There are two APIs, the OpRegExp API and the RegExp API. The former API is a simple wrapper around the latter. It has no interfaces that Leave, and storage management is by simple deletion of the OpRegExp object. For this reason, only the RegExp API will be covered in the following. Most points apply to the OpRegExp API as well.

Flow

Regular expressions (RegExp objects) are simple abstract data types. One is created by invoking new RegExp and then calling the Init() method on the object. RegExp objects can be shared and contain a reference counter, initially 1. When you want to delete it, just call DecRef() on the RegExp object. If the counter is 0, the object will be deleted immediately.

If the call to Init() fails for any reason then the RegExp cannot be used. Delete it by calling DecRef().

If Init() succeeds, then the RegExp represents a compiled regular expression and it has some local heap-allocated data. These data are deleted when the RegExp object is deleted.

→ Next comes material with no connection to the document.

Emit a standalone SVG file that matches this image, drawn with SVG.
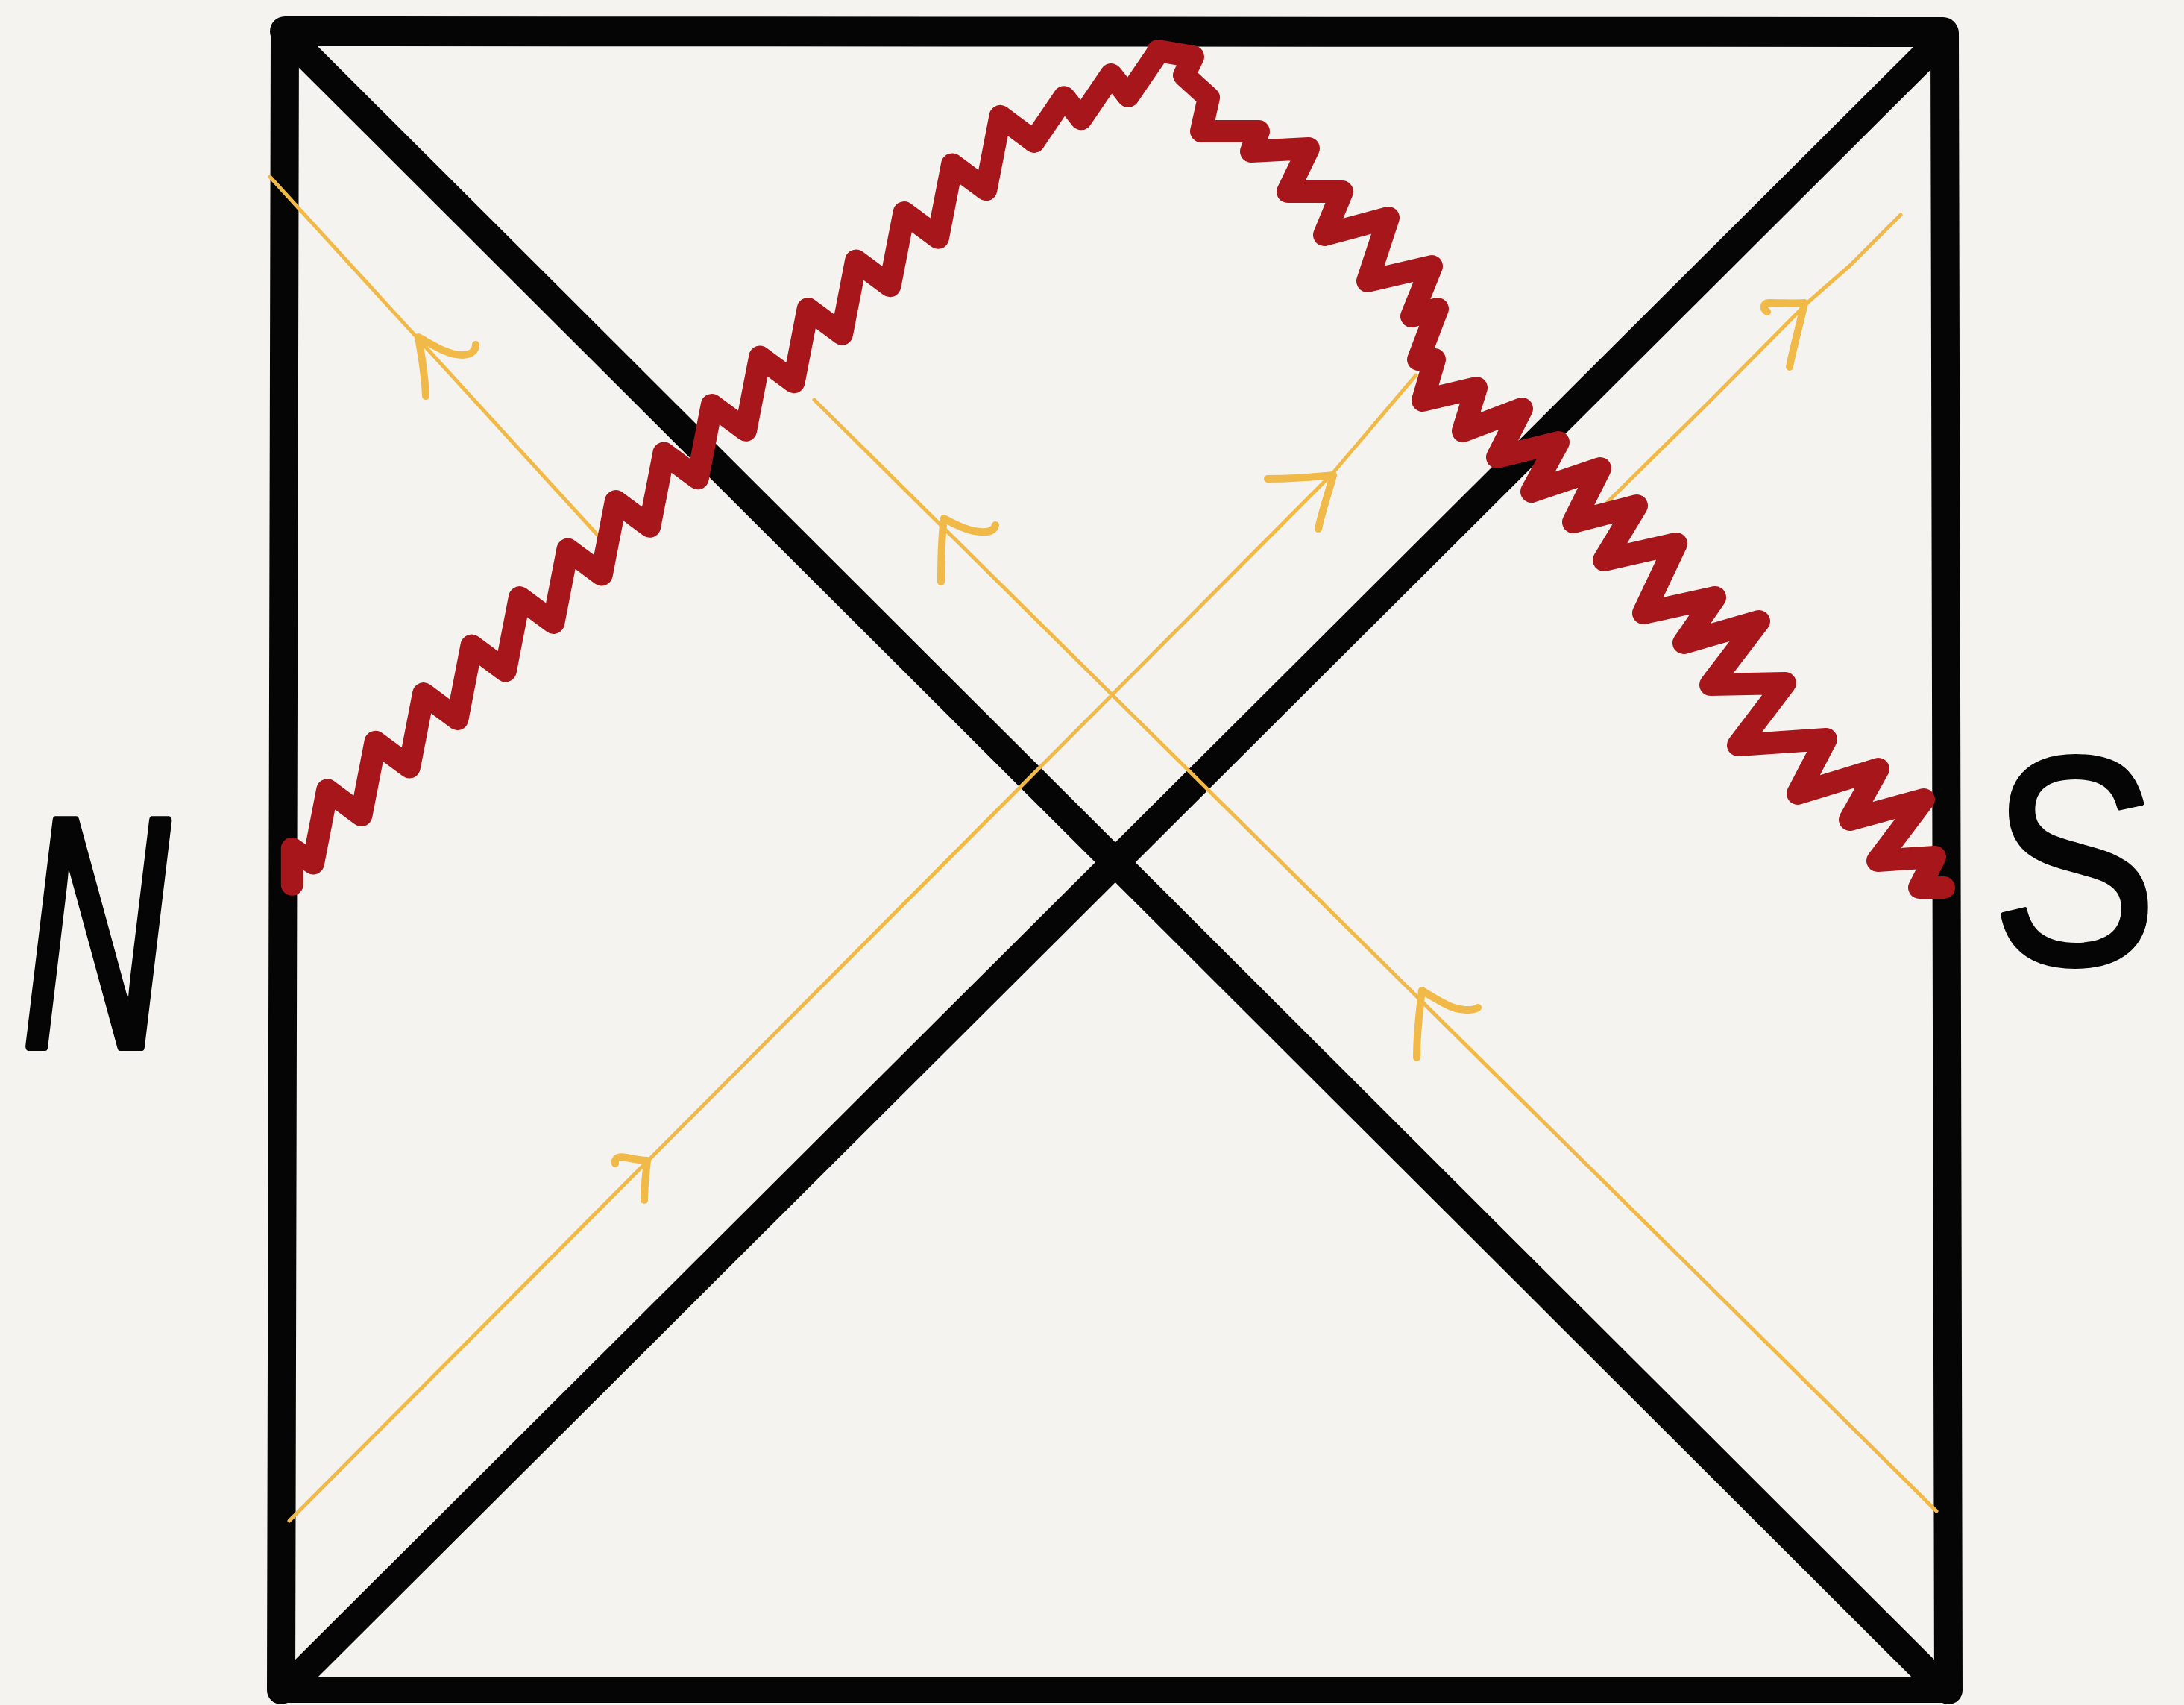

A RegExp object can then be used for multiple matchings. Some heap memory is allocated during matching for working storage, but is always deallocated before the matcher returns.

OOM policies

TRAP/LEAVE is used extensively for signalling OOM. This is convenient because most memory is allocated from a region data structure and not directly from the heap, so cleaning up the allocated memory after an OOM event is easy and cheap.

(Client code that does not want to handle exceptions can use the OpRegExp API instead.)

Who is handling OOM?

OOM events are always returned from calls to the APIs as exceptions and must be handled on the outside, but the module cleans up after itself on the way out and there is no need to call any cleanup actions inside the module.

Client code should be sure to delete regular expressions whose construction failed (by decrementing their reference counters on the RegExp object). Regular expression matchings that fail due to OOM will not affect the RegExp objects, and the object may be used for subsequent matchings.

Heap memory usage

Heap memory is used during compilation and during matching. The amount allocated during compilation is roughly proportional to the size, measured in characters, of the regular expression. The amount allocated during matching is in the worst case proportional to the length of the input. Some optimizations are possible to make the worst case less likely (the intensely curious are encouraged to read the to-do list).

FIXME: more here

Stack memory usage

Stack memory is used primarily during compilation. The amount used is proportional to the nesting level of the regular expression: parenthesized subexpression are parsed by a new activation of the parser. Most regular expressions are very shallow, so in practice this is not an issue. It is however possible to construct regular expressions that will blow any stack on any computer. The easiest way to fix this, should it be necessary, is to put a static bound on the number of nesting levels.

Static memory usage

The module has no global variables at this time and has no static data. No data are cached on behalf of the module, and there are no data to free on exit.

Temporary buffers

The module does not use the tempbuffers from the memory manager.

Memory tuning

Memory usage (and performance) can be tuned by adjusting some of the obscure parameters in module.tweaks, but this should not generally be necessary. See comments in module.tweaks.

Tests

Right now there are no selftests that test for leaks or OOM. However, some tests that can be used to test memory behavior are:

I plan to add some of these, and leak checks, to the selftests.

Coverage

Coverage can be had by running the ECMAScript test suite (even just the RegExp tests). Eventually many of these will be moved into the regexp module and coverage can be had by running selftest.

Design choices

By allocating most objects from regions, we take the pressure off malloc() and reduce the storage needs (no object headers are needed). Also, this simplifies memory management and virtually guarantees that leaks will not occur.

The matcher engine uses some auxiliary data structures. These too are allocated from regions, but in addition the objects in these regions are managed by a simple garbage collector (because liveness is very hard to track accurately). See the implementation documentation for more information.

Suggestions and improvements

A number of issues are mentioned in the to-do list.

Implementation

The implementation is described in general terms in a large comment block at the beginning of the file regexp_advanced_api.cpp.